Whether my mother was maternal or not, I loved her with my whole, however perforated, heart. I would do a deal with the devil just to see her again. I’m not greedy. I just want to see her. And my cat, my darling cat. I wouldn’t want her to see me because I think it would distress her to have glimpse and no more but, oh, to see her beautiful, perfect self again.

I have to do stuff all day, every day not to make a deal with the devil to drink again.

“Just stop,” alcoholics and addicts are told by loved ones, by neighbors, by bosses and co-workers, by society.

Maybe you understand a little bit better what that asks of me, of people like I am.

It’s lonely out here with my holely little heart and you not understanding.

Comments

  1. LC Bachman says

    This was very poetic and touching Anne. You did the right thing by your cat.

  2. I cried when I read this. I’ve had to make the same decision for two cats, both shiny black girl kittens with green eyes who filled cat-shaped holes in my heart. I still miss them. I know about having a mother who wasn’t really meant to be a mother and taking care of her and loving her anyway. Six years ago at the end of April, I had to decide to put my mom to sleep.
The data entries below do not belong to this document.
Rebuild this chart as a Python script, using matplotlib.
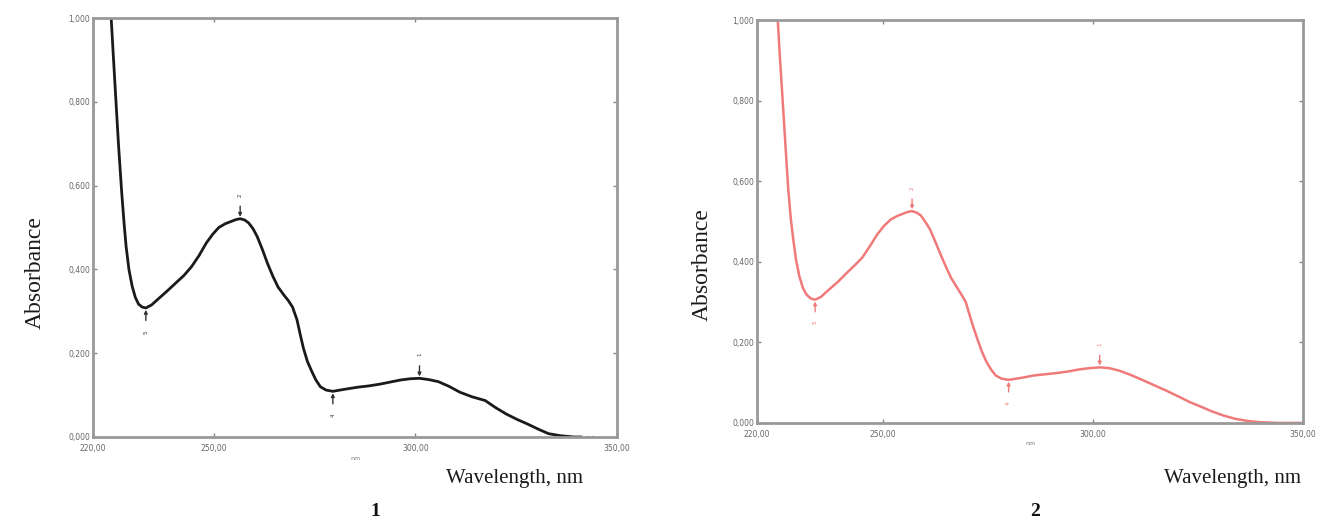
import numpy as np
import matplotlib
matplotlib.use("Agg")
import matplotlib.pyplot as plt

# spectrum 1 (black)
wl_1 = [224.5, 225.0, 225.6, 226.3, 227.1, 227.7, 228.2, 228.9, 229.7, 230.5,
        231.3, 232.2, 233.1, 234.5, 236.0, 238.0, 240.8, 242.5, 244.4, 246.3,
        248.1, 249.7, 251.2, 252.8, 254.4, 255.5, 256.5, 257.6, 258.6, 259.7,
        260.7, 262.0, 263.3, 264.6, 265.9, 267.5, 268.5, 269.5, 270.6, 271.4,
        272.2, 273.2, 274.3, 275.3, 276.4, 277.8, 279.5, 282.5, 285.8, 288.5,
        291.1, 293.7, 296.3, 298.7, 301.0, 303.3, 305.7, 308.3, 311.0, 314.0,
        317.3, 319.9, 322.5, 325.2, 327.8, 330.4, 333.0, 336.0, 339.3, 341.0]
abs_1 = [1.000, 0.915, 0.815, 0.700, 0.585, 0.510, 0.455, 0.400, 0.360, 0.333,
         0.317, 0.310, 0.308, 0.315, 0.328, 0.345, 0.370, 0.385, 0.406, 0.433,
         0.463, 0.484, 0.500, 0.509, 0.515, 0.519, 0.521, 0.518, 0.511, 0.497,
         0.479, 0.448, 0.414, 0.384, 0.358, 0.337, 0.325, 0.310, 0.280, 0.245,
         0.212, 0.180, 0.156, 0.136, 0.120, 0.112, 0.109, 0.114, 0.119, 0.122,
         0.126, 0.131, 0.136, 0.139, 0.140, 0.137, 0.132, 0.121, 0.107, 0.096,
         0.087, 0.070, 0.055, 0.042, 0.031, 0.019, 0.008, 0.003, 0.000, 0.000]
# faint dotted tail at the end of spectrum 1
tail_wl_1 = [341.0, 344.5]
tail_abs_1 = [0.000, 0.000]

# spectrum 2 (pink)
wl_2 = [224.9, 225.4, 226.0, 226.7, 227.4, 228.0, 228.6, 229.3, 230.1, 230.9,
        231.8, 232.8, 233.8, 235.2, 237.2, 239.2, 241.3, 243.1, 245.0, 246.8,
        248.6, 250.2, 251.8, 253.4, 254.9, 255.9, 256.9, 258.0, 259.0, 260.0,
        261.1, 262.4, 263.7, 265.0, 266.2, 267.5, 268.7, 269.7, 270.6, 271.5,
        272.4, 273.5, 274.6, 275.7, 276.8, 278.2, 279.9, 283.0, 286.0, 288.8,
        291.5, 294.2, 296.8, 299.2, 301.6, 303.9, 306.2, 308.8, 311.5, 314.5,
        317.5, 320.3, 323.0, 325.8, 328.5, 331.2, 334.0, 336.8, 339.5, 344.0,
        350.0]
abs_2 = [1.000, 0.910, 0.812, 0.695, 0.580, 0.508, 0.455, 0.402, 0.362, 0.335,
         0.318, 0.309, 0.306, 0.313, 0.332, 0.350, 0.372, 0.390, 0.410, 0.438,
         0.468, 0.489, 0.505, 0.514, 0.520, 0.524, 0.526, 0.522, 0.515, 0.500,
         0.482, 0.451, 0.418, 0.387, 0.360, 0.338, 0.318, 0.300, 0.268, 0.238,
         0.210, 0.178, 0.152, 0.133, 0.118, 0.110, 0.107, 0.112, 0.118, 0.121,
         0.124, 0.128, 0.133, 0.136, 0.138, 0.136, 0.130, 0.120, 0.108, 0.094,
         0.080, 0.066, 0.052, 0.040, 0.028, 0.018, 0.010, 0.005, 0.002, 0.000,
         0.000]

# peak / valley picks: (wavelength, absorbance, label, is_peak)
picks_1 = [(233.1, 0.308, "5", False), (256.5, 0.521, "2", True),
           (279.5, 0.109, "4", False), (301.0, 0.140, "1", True)]
picks_2 = [(233.8, 0.306, "5", False), (256.9, 0.526, "2", True),
           (279.9, 0.107, "4", False), (301.6, 0.138, "1", True)]

x_ticks = [220, 250, 300, 350]
x_ticklabels = ["220,00", "250,00", "300,00", "350,00"]
y_ticks = [0.0, 0.2, 0.4, 0.6, 0.8, 1.0]
y_ticklabels = ["0,000", "0,200", "0,400", "0,600", "0,800", "1,000"]

fig = plt.figure(figsize=(13.18, 5.3), dpi=100)
ax1 = fig.add_axes([0.0706, 0.1755, 0.3975, 0.7905])
ax2 = fig.add_axes([0.5745, 0.202, 0.4140, 0.760])


def style_axes(ax, lbl_y, nm_y, wl_xy, num_xy):
    ax.set_xlim(220, 350)
    ax.set_ylim(0, 1.0)
    ax.set_xticks(x_ticks)
    ax.set_xticklabels(x_ticklabels)
    ax.set_yticks(y_ticks)
    ax.set_yticklabels(y_ticklabels)
    ax.tick_params(direction="in", length=3, width=1, color="#888888",
                   labelsize=5.5, labelcolor="#666666",
                   top=True, right=True, pad=2)
    ax.tick_params(axis="x", pad=5)
    for sp in ax.spines.values():
        sp.set_color("#999999")
        sp.set_linewidth(2)
    ax.text(0.5, nm_y, "nm", transform=ax.transAxes, fontsize=4.5,
            color="#777777", ha="center", va="top")
    ax.text(lbl_y[0], lbl_y[1], "Absorbance", transform=fig.transFigure,
            rotation=90, fontsize=17, family="Liberation Serif",
            color="#1a1a1a", ha="center", va="center")
    ax.text(wl_xy[0], wl_xy[1], "Wavelength, nm", transform=fig.transFigure,
            fontsize=15, family="Liberation Serif", color="#1a1a1a",
            ha="center", va="center")
    ax.text(num_xy[0], num_xy[1], num_xy[2], transform=fig.transFigure,
            fontsize=14, family="Liberation Serif", weight="bold",
            color="#111111", ha="center", va="center")


def add_picks(ax, picks, color):
    for x, y, lab, is_peak in picks:
        d = 0.03 if is_peak else -0.03
        ax.annotate("", xy=(x, y + 0.15 * d), xytext=(x, y + d),
                    arrowprops=dict(arrowstyle="-|>", color=color, lw=1,
                                    mutation_scale=5, shrinkA=0, shrinkB=0))
        ax.text(x, y + 1.9 * d, lab, fontsize=4, color=color, rotation=90,
                ha="center", va="center")


ax1.plot(wl_1, abs_1, color="#1a1a1a", lw=2.0, solid_joinstyle="round")
ax1.plot(tail_wl_1, tail_abs_1, color="#444444", lw=1.5, ls=":")
add_picks(ax1, picks_1, "#333333")
style_axes(ax1, (0.027, 0.485), -0.045, (0.39, 0.097), (0.285, 0.035, "1"))

ax2.plot(wl_2, abs_2, color="#f07a7a", lw=1.8, solid_joinstyle="round")
add_picks(ax2, picks_2, "#f07a7a")
style_axes(ax2, (0.533, 0.5), -0.045, (0.935, 0.097), (0.785, 0.035, "2"))

fig.savefig("out.png", dpi=100, facecolor="white")
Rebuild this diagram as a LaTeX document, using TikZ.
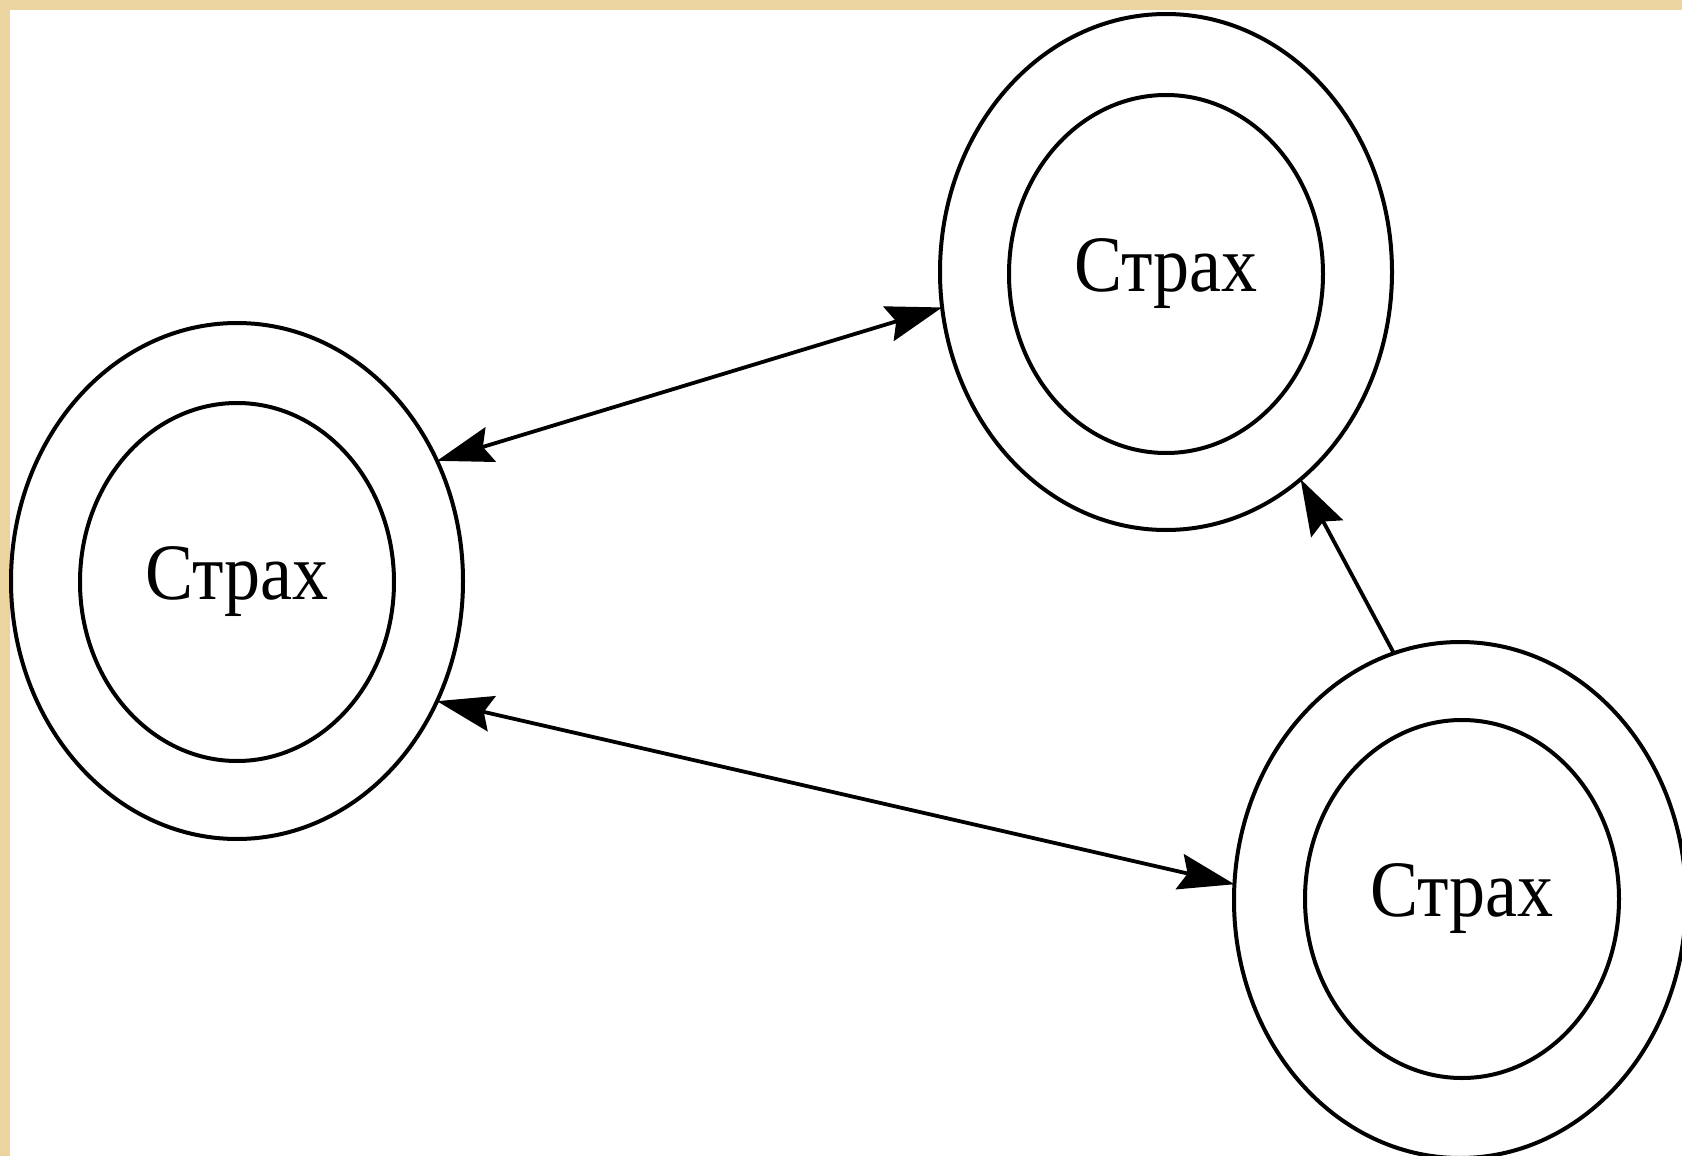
\documentclass[tikz,border=0pt]{standalone}
\usepackage{graphicx}
\usepackage{fontspec}
\setmainfont{Liberation Serif}
\usetikzlibrary{arrows.meta,shapes.geometric}
\definecolor{beige}{RGB}{236,212,160}
\begin{document}
\begin{tikzpicture}[x=0.5pt,y=-0.5pt,
  outerring/.style={ellipse, draw, line width=2pt, minimum width=226pt, minimum height=258pt, inner sep=0pt, outer sep=0pt},
  innerring/.style={ellipse, draw, line width=2pt, minimum width=157pt, minimum height=179pt, inner sep=0pt, outer sep=0pt, font=\fontsize{40}{48}\selectfont},
  tip/.tip={Stealth[length=28pt,width=18pt,inset=4pt]},
  twolink/.style={line width=1.9pt, tip-tip},
  onelink/.style={line width=1.9pt, -tip}]
\useasboundingbox (0,0) rectangle (1682,1156);
\clip (0,0) rectangle (1682,1156);
\fill[white] (0,0) rectangle (1682,1156);
\fill[beige] (0,0) rectangle (1682,10);
\fill[beige] (0,0) rectangle (10,1156);
% left
\node[outerring] (L) at (237,581) {};
\node[innerring] (Li) at (237,582) {\scalebox{0.9}[1]{Страх}};
% top
\node[outerring] (T) at (1166,272) {};
\node[innerring] (Ti) at (1166,274) {\scalebox{0.9}[1]{Страх}};
% bottom right
\node[outerring] (B) at (1460,900) {};
\node[innerring] (Bi) at (1462,899) {\scalebox{0.9}[1]{Страх}};
% connectors
\draw[twolink] (L.31.6) -- (T.189.8);
\draw[twolink] (L.-31) -- (B.176);
\draw[onelink] (B.105) -- (T.-57);
\end{tikzpicture}
\end{document}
She lived far longer than she should have to give us each time to shed the layers of hurt and love each other unconditionally. I, too, have developed coping strategies that were both functional and…not so functional. But not alcohol, and I know that carries its own demons. Your openness is both awe-inspiring and terrifying, and you touch the empty spaces in my heart and tell me I’m not alone. Thank you for that.

    • Anne Giles says

      Janeson, I can barely express how much I appreciate you reading and responding and so achingly and beautifully. Thank you. I treasure your insights here and on your site: http://janeson59.com/

  3. Linda Webb says

    You did the right thing for your cat. You put her best interests before your own. Maybe it’s time to get another cat.